PROBLEM DETAILS => Print, exactly as they stand, the lines from the start of the listing to the line containing "ctx.fillText(xTitle, 491, 318);", inclusive.

RECORDS =>

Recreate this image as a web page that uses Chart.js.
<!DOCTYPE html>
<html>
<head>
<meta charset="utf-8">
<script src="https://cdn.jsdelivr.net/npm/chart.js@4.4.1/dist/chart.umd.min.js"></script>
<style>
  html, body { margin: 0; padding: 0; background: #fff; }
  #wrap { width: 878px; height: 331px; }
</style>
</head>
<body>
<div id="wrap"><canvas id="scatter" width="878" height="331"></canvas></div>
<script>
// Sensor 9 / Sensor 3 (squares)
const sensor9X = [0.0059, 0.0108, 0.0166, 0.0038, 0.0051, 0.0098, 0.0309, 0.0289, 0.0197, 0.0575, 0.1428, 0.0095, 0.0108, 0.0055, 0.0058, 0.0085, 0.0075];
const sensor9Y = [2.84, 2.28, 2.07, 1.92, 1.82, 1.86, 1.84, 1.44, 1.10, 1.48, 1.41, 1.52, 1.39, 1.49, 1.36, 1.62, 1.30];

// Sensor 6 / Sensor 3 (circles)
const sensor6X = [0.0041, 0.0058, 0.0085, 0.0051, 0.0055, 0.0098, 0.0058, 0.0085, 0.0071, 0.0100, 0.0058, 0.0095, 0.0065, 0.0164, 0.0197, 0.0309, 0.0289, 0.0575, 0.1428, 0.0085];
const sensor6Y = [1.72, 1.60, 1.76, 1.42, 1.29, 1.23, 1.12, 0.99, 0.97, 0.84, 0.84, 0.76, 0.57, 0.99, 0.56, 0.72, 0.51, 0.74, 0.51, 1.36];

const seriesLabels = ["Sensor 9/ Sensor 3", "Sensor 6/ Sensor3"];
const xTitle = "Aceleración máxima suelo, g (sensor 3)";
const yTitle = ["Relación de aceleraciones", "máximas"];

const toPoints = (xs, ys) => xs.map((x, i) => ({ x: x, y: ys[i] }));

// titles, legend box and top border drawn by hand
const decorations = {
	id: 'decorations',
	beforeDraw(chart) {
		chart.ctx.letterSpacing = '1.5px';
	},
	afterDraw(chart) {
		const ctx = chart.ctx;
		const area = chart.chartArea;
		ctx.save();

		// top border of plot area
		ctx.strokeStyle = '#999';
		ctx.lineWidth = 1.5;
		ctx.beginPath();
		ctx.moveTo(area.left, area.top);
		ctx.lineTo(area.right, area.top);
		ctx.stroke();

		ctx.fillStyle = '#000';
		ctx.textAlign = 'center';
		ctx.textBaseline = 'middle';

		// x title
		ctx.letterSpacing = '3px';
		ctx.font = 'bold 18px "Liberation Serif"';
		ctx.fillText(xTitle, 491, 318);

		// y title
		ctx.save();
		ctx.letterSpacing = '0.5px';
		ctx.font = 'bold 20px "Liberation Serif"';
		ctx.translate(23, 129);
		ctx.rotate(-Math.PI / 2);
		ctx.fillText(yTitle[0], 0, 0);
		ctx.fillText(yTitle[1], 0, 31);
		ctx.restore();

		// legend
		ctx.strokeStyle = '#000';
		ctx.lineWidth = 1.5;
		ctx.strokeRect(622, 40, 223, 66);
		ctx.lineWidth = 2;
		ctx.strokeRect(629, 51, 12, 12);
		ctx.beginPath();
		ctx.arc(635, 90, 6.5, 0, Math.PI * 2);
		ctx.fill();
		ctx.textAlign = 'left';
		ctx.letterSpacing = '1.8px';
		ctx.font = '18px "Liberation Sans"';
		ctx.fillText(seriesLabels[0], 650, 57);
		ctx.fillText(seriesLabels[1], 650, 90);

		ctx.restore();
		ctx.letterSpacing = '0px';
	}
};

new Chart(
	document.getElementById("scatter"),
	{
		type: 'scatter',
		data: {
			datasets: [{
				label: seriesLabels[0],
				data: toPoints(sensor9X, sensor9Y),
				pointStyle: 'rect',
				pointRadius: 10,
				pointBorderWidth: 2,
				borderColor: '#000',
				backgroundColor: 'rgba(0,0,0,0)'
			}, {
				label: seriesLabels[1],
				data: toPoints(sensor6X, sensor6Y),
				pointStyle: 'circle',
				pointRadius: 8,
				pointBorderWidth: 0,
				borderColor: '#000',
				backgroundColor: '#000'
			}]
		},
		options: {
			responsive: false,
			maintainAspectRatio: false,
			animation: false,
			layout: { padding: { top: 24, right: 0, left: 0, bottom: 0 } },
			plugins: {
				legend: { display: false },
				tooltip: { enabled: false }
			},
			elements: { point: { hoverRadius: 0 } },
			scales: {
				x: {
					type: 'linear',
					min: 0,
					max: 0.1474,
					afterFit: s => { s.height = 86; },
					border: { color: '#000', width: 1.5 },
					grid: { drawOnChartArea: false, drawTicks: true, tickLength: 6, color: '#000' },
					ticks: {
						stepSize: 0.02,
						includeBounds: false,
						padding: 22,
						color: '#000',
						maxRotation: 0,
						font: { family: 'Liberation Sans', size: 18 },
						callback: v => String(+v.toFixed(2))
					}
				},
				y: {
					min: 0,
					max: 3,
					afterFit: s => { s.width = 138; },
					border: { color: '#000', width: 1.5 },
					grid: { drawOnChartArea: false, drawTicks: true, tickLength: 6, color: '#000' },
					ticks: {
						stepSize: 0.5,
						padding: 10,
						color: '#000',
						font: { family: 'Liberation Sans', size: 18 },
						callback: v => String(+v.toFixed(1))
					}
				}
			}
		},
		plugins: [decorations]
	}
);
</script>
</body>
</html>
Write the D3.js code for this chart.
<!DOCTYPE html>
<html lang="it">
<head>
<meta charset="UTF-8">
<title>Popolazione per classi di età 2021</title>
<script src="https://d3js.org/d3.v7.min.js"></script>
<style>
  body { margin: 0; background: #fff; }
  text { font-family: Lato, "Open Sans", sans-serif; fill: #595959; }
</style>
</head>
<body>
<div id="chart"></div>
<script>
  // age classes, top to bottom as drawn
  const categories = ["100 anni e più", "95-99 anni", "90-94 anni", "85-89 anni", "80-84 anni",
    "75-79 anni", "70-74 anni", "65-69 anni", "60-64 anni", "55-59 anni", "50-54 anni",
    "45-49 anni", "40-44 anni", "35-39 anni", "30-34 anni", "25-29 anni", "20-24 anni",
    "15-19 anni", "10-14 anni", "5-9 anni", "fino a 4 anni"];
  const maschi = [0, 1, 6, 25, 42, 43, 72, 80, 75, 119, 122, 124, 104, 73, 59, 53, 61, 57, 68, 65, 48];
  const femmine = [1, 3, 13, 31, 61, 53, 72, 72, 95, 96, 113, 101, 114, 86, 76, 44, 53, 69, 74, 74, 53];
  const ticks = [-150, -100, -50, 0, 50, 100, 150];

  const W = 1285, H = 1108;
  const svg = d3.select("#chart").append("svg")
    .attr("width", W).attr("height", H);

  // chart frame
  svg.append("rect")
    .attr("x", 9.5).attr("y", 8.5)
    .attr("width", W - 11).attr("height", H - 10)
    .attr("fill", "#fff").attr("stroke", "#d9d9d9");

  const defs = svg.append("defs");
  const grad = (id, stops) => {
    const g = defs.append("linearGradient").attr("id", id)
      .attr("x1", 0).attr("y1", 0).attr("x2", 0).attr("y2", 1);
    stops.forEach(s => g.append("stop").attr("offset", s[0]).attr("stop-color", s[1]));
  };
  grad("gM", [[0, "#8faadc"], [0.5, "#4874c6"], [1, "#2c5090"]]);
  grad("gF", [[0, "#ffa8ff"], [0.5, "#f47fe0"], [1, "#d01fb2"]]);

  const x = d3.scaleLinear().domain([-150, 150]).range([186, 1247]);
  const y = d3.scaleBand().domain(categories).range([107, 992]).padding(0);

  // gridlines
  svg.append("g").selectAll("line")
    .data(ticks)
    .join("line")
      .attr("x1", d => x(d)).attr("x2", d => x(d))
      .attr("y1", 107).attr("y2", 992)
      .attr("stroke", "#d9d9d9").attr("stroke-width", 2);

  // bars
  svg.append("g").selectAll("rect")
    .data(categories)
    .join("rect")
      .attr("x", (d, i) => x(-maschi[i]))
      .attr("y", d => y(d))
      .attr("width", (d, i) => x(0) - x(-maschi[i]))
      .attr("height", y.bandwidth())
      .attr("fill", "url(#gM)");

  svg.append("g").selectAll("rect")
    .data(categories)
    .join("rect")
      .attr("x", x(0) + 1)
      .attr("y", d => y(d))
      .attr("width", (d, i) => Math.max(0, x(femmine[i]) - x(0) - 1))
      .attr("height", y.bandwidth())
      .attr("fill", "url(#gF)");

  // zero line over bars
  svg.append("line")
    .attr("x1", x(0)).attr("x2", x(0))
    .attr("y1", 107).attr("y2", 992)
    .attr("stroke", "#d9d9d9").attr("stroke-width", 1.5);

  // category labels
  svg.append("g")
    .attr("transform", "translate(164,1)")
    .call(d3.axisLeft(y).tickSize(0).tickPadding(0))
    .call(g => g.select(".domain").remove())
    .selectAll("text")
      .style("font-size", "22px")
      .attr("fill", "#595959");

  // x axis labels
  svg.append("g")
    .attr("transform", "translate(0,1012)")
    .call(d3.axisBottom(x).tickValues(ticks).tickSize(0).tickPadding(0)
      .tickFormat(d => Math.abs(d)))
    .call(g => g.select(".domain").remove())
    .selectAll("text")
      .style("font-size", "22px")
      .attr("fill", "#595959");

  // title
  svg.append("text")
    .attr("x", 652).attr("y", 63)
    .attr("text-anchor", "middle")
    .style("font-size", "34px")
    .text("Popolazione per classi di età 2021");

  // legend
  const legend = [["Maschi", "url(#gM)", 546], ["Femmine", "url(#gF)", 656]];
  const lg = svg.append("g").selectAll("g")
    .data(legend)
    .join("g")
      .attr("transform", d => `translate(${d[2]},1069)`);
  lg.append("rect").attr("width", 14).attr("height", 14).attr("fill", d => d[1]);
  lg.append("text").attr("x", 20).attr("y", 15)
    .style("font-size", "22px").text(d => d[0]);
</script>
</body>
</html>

EXPECTED ANSWER =>
Recreate this image as a web page that uses Chart.js.
<!DOCTYPE html>
<html>
<head>
<meta charset="utf-8">
<script src="https://cdn.jsdelivr.net/npm/chart.js@4.4.1/dist/chart.umd.min.js"></script>
<style>
  html, body { margin: 0; padding: 0; background: #fff; }
  #wrap { width: 878px; height: 331px; }
</style>
</head>
<body>
<div id="wrap"><canvas id="scatter" width="878" height="331"></canvas></div>
<script>
// Sensor 9 / Sensor 3 (squares)
const sensor9X = [0.0059, 0.0108, 0.0166, 0.0038, 0.0051, 0.0098, 0.0309, 0.0289, 0.0197, 0.0575, 0.1428, 0.0095, 0.0108, 0.0055, 0.0058, 0.0085, 0.0075];
const sensor9Y = [2.84, 2.28, 2.07, 1.92, 1.82, 1.86, 1.84, 1.44, 1.10, 1.48, 1.41, 1.52, 1.39, 1.49, 1.36, 1.62, 1.30];

// Sensor 6 / Sensor 3 (circles)
const sensor6X = [0.0041, 0.0058, 0.0085, 0.0051, 0.0055, 0.0098, 0.0058, 0.0085, 0.0071, 0.0100, 0.0058, 0.0095, 0.0065, 0.0164, 0.0197, 0.0309, 0.0289, 0.0575, 0.1428, 0.0085];
const sensor6Y = [1.72, 1.60, 1.76, 1.42, 1.29, 1.23, 1.12, 0.99, 0.97, 0.84, 0.84, 0.76, 0.57, 0.99, 0.56, 0.72, 0.51, 0.74, 0.51, 1.36];

const seriesLabels = ["Sensor 9/ Sensor 3", "Sensor 6/ Sensor3"];
const xTitle = "Aceleración máxima suelo, g (sensor 3)";
const yTitle = ["Relación de aceleraciones", "máximas"];

const toPoints = (xs, ys) => xs.map((x, i) => ({ x: x, y: ys[i] }));

// titles, legend box and top border drawn by hand
const decorations = {
	id: 'decorations',
	beforeDraw(chart) {
		chart.ctx.letterSpacing = '1.5px';
	},
	afterDraw(chart) {
		const ctx = chart.ctx;
		const area = chart.chartArea;
		ctx.save();

		// top border of plot area
		ctx.strokeStyle = '#999';
		ctx.lineWidth = 1.5;
		ctx.beginPath();
		ctx.moveTo(area.left, area.top);
		ctx.lineTo(area.right, area.top);
		ctx.stroke();

		ctx.fillStyle = '#000';
		ctx.textAlign = 'center';
		ctx.textBaseline = 'middle';

		// x title
		ctx.letterSpacing = '3px';
		ctx.font = 'bold 18px "Liberation Serif"';
		ctx.fillText(xTitle, 491, 318);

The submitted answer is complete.